I would guess that most people who have grown up and stayed in churches do not know what it’s like for many to leave. Please, if you are a person who has been in the church for your entire life, please take some time to read the stories of people who have left. And read about how cults function. Try to put yourself in the place of someone who simply can’t go along. Someone who has a lot of doubts, questions, problems. Someone who is no longer able to let some things go. Most of us get depressed when we leave. We have no idea how to live. Some of us even kill ourselves. For some people, leaving the church is very similar to coming out as a gay person to a community that thinks homosexuality is a “sin.”
There are some interesting things being done to help people make the transition out of harmful religious environments.
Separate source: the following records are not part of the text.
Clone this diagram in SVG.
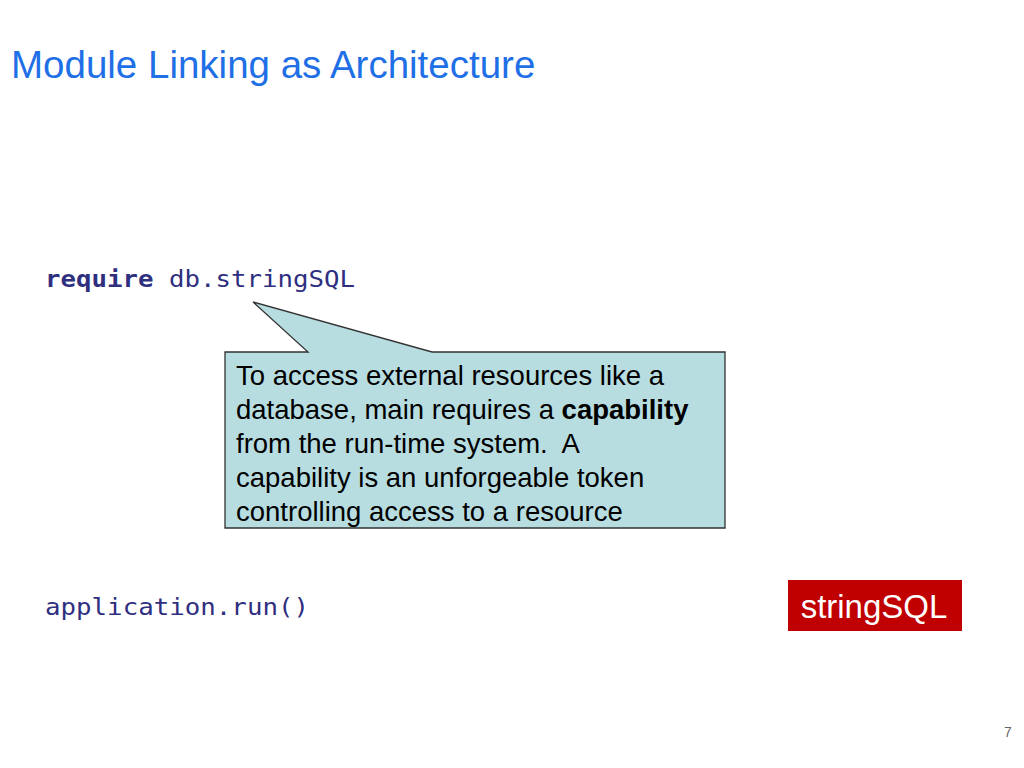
<svg xmlns="http://www.w3.org/2000/svg" width="1024" height="768" viewBox="0 0 1024 768">
<style>
.code{font-family:"DejaVu Sans Mono","Liberation Mono",monospace;font-size:23px;fill:#2f2f7f}
.body{font-family:"Liberation Sans",Arial,sans-serif;font-size:27.5px;fill:#000}
</style>
<rect width="1024" height="768" fill="#fff"/>
<text x="11" y="78" font-family="Liberation Sans,Arial,sans-serif" font-size="38.5" fill="#1f6fe6">Module Linking as Architecture</text>
<g id="code1"><text class="code" x="45" y="287" textLength="310" lengthAdjust="spacingAndGlyphs"><tspan font-weight="bold">require</tspan> db.stringSQL</text></g>
<g id="code2"><text class="code" x="45" y="615" textLength="264" lengthAdjust="spacingAndGlyphs">application.run()</text></g>
<g id="callout">
<path d="M225,352 H308 L253,302 L432,352 H725 V528 H225 Z" fill="#b7dde0" stroke="#333" stroke-width="1.3"/>
<text class="body" x="236" y="385">To access external resources like a</text>
<text class="body" x="236" y="419">database, main requires a <tspan font-weight="bold">capability</tspan></text>
<text class="body" x="236" y="453" xml:space="preserve">from the run-time system.  A</text>
<text class="body" x="236" y="487">capability is an unforgeable token</text>
<text class="body" x="236" y="521">controlling access to a resource</text>
</g>
<g id="stringSQL">
<rect x="788" y="580" width="174" height="51" fill="#c00000"/>
<text x="874" y="618" text-anchor="middle" font-family="Liberation Sans,Arial,sans-serif" font-size="33" fill="#fff">stringSQL</text>
</g>
<g id="connectors"/>
<text x="1008" y="737" font-family="Liberation Sans,Arial,sans-serif" font-size="14" fill="#666" text-anchor="middle">7</text>
</svg>
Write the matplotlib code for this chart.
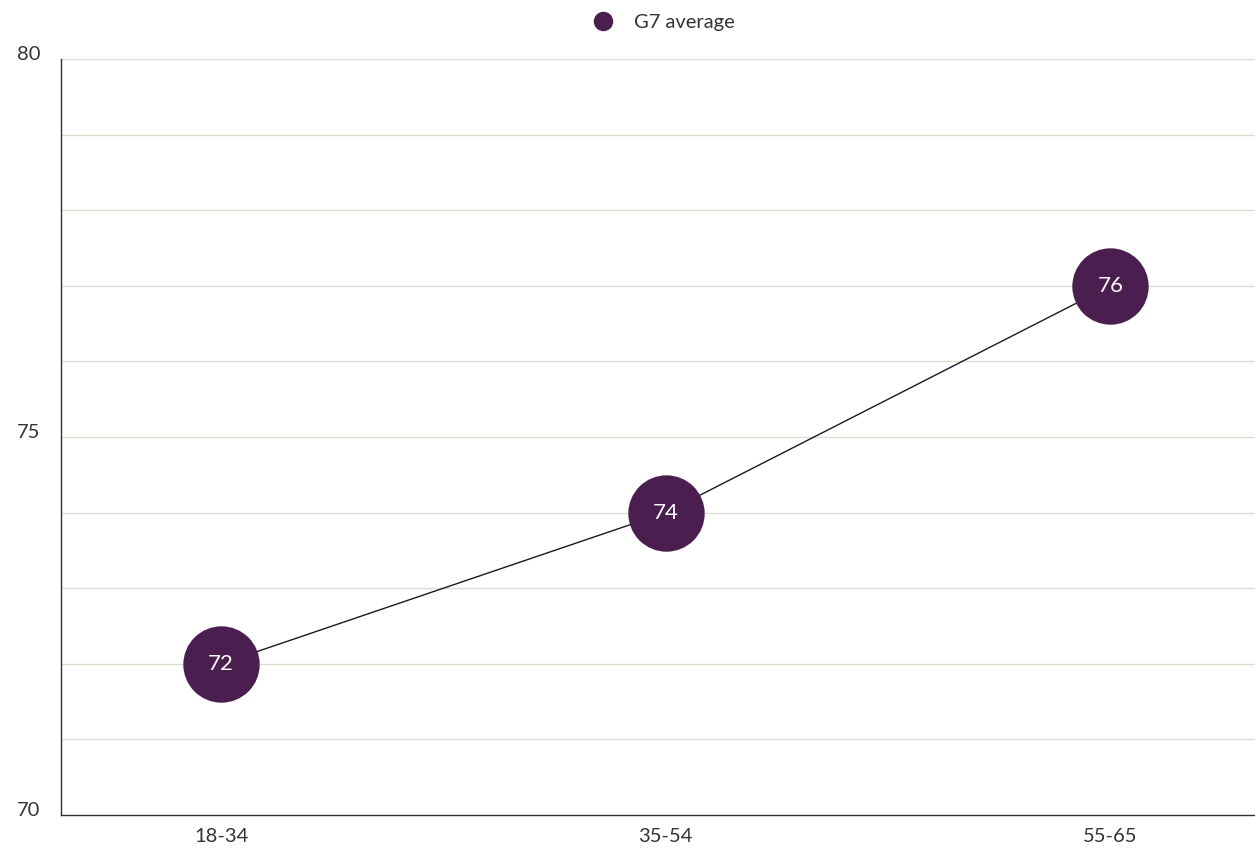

I hope more things like this continue to spring up. But, I don’t think it’s enough.
The person who makes the decision to leave only has a few options:
- Try to go at the post-religious thing alone.
- Join some kind of specifically humanist/atheist/skeptical community.
One problem with the first option is that taking the plunge is not recommended for anyone to do alone. That said, I assume that most people do have at least a few people in their lives who can be a supportive community for them. Sadly, some don’t. Many religious people live in such an insular world that if they leave, they literally have no one. Many people’s spouses leave them. Close friends shun them. It’s pretty scary.
I’ve written a lot about my hesitation with a blanket endorsement of the second option. Of course, these communities can be very positive. And, for some, they might even permanently be the right thing. But, I think that the reason a lot of de-churched people avoid those groups is because many of them tend to be reactionary and negative regarding not only religious ideas but religious believers – from disagreeing to demonizing. Maybe that is fun for awhile, but I don’t think it’s something that most people can make a long-term commitment to.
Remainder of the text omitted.